====== Listing ======

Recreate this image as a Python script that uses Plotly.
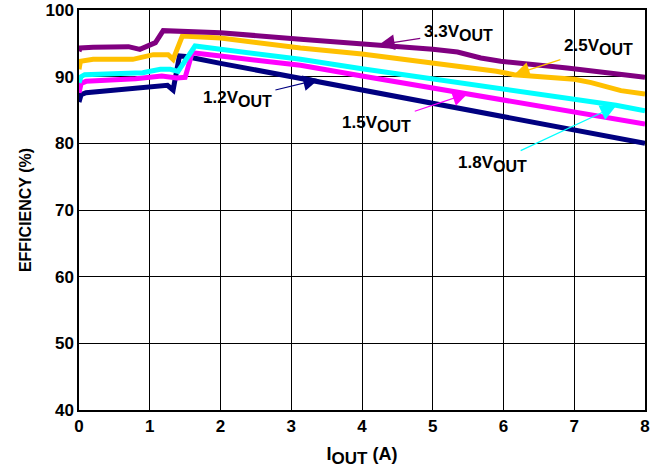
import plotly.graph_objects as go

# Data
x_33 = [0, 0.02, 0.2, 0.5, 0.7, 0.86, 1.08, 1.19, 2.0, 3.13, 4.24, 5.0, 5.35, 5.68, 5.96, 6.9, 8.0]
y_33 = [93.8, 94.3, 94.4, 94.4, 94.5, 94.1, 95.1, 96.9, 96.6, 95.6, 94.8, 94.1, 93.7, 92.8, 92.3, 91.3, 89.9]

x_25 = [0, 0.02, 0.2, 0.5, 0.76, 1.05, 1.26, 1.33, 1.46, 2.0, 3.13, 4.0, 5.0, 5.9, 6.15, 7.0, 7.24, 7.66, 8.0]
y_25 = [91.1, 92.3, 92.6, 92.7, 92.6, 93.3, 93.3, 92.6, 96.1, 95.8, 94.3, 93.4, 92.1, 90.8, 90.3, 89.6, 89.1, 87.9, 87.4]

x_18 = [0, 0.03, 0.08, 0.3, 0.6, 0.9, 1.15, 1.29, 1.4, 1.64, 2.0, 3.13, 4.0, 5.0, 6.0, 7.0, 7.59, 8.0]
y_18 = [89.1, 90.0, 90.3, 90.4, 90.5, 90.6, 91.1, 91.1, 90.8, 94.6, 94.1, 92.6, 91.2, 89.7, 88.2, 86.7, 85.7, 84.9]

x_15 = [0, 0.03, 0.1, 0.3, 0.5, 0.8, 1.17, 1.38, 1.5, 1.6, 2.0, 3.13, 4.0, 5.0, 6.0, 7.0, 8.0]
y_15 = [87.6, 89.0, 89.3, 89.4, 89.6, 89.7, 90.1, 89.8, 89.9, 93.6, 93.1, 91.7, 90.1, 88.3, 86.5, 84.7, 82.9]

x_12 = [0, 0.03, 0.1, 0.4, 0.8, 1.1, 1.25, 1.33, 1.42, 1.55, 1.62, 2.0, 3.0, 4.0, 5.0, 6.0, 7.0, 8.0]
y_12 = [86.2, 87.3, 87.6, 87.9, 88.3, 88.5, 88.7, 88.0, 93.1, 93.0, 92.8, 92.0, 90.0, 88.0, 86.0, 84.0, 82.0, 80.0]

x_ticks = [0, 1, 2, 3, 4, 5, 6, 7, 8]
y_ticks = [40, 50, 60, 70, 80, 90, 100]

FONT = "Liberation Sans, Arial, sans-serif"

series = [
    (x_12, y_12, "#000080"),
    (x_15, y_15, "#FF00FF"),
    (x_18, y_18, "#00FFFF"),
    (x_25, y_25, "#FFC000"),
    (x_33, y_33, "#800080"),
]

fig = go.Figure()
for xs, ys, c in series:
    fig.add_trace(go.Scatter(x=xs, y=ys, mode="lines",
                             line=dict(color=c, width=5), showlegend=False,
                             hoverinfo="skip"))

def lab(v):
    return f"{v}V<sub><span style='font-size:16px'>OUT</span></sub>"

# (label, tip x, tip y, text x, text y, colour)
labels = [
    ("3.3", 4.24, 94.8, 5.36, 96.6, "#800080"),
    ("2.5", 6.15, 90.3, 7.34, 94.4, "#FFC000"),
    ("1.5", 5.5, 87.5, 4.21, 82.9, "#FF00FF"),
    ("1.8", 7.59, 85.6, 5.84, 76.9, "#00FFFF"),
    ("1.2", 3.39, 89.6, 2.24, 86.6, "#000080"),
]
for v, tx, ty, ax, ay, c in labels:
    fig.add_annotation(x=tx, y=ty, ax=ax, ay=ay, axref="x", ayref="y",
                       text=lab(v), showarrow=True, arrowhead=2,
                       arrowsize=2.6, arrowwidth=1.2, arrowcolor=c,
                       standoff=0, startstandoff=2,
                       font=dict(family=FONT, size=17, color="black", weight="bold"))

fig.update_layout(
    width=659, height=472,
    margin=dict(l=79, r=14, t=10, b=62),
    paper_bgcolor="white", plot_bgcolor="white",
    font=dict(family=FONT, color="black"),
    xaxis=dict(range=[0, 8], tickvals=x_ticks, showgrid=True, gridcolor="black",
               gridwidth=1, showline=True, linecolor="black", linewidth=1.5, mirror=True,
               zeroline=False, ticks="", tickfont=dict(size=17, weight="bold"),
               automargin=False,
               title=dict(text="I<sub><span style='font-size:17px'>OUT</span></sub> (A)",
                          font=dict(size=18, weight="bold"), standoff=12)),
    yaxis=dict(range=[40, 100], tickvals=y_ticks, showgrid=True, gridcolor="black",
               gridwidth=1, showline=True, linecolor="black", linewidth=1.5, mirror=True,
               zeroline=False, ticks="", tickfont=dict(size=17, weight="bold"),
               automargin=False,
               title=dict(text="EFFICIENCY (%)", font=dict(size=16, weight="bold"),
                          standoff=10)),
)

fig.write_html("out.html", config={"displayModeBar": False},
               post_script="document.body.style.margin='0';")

======
====== Listing ======

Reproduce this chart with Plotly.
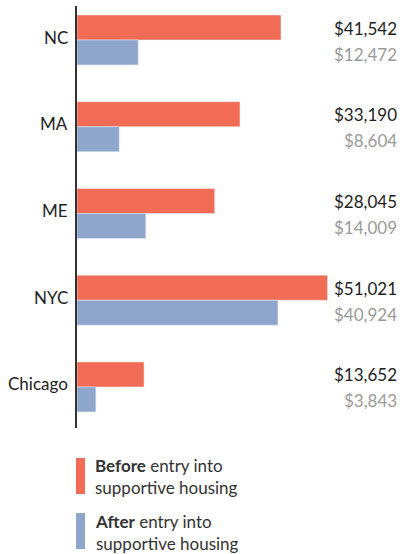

======

### Given request
Without the pictures, write out exactly the lines from the one that has "Recreate this image" down to the one that has "86.7, 85.7, 84.9]", both included.

### Solution below
Recreate this image as a Python script that uses Plotly.
import plotly.graph_objects as go

# Data
x_33 = [0, 0.02, 0.2, 0.5, 0.7, 0.86, 1.08, 1.19, 2.0, 3.13, 4.24, 5.0, 5.35, 5.68, 5.96, 6.9, 8.0]
y_33 = [93.8, 94.3, 94.4, 94.4, 94.5, 94.1, 95.1, 96.9, 96.6, 95.6, 94.8, 94.1, 93.7, 92.8, 92.3, 91.3, 89.9]

x_25 = [0, 0.02, 0.2, 0.5, 0.76, 1.05, 1.26, 1.33, 1.46, 2.0, 3.13, 4.0, 5.0, 5.9, 6.15, 7.0, 7.24, 7.66, 8.0]
y_25 = [91.1, 92.3, 92.6, 92.7, 92.6, 93.3, 93.3, 92.6, 96.1, 95.8, 94.3, 93.4, 92.1, 90.8, 90.3, 89.6, 89.1, 87.9, 87.4]

x_18 = [0, 0.03, 0.08, 0.3, 0.6, 0.9, 1.15, 1.29, 1.4, 1.64, 2.0, 3.13, 4.0, 5.0, 6.0, 7.0, 7.59, 8.0]
y_18 = [89.1, 90.0, 90.3, 90.4, 90.5, 90.6, 91.1, 91.1, 90.8, 94.6, 94.1, 92.6, 91.2, 89.7, 88.2, 86.7, 85.7, 84.9]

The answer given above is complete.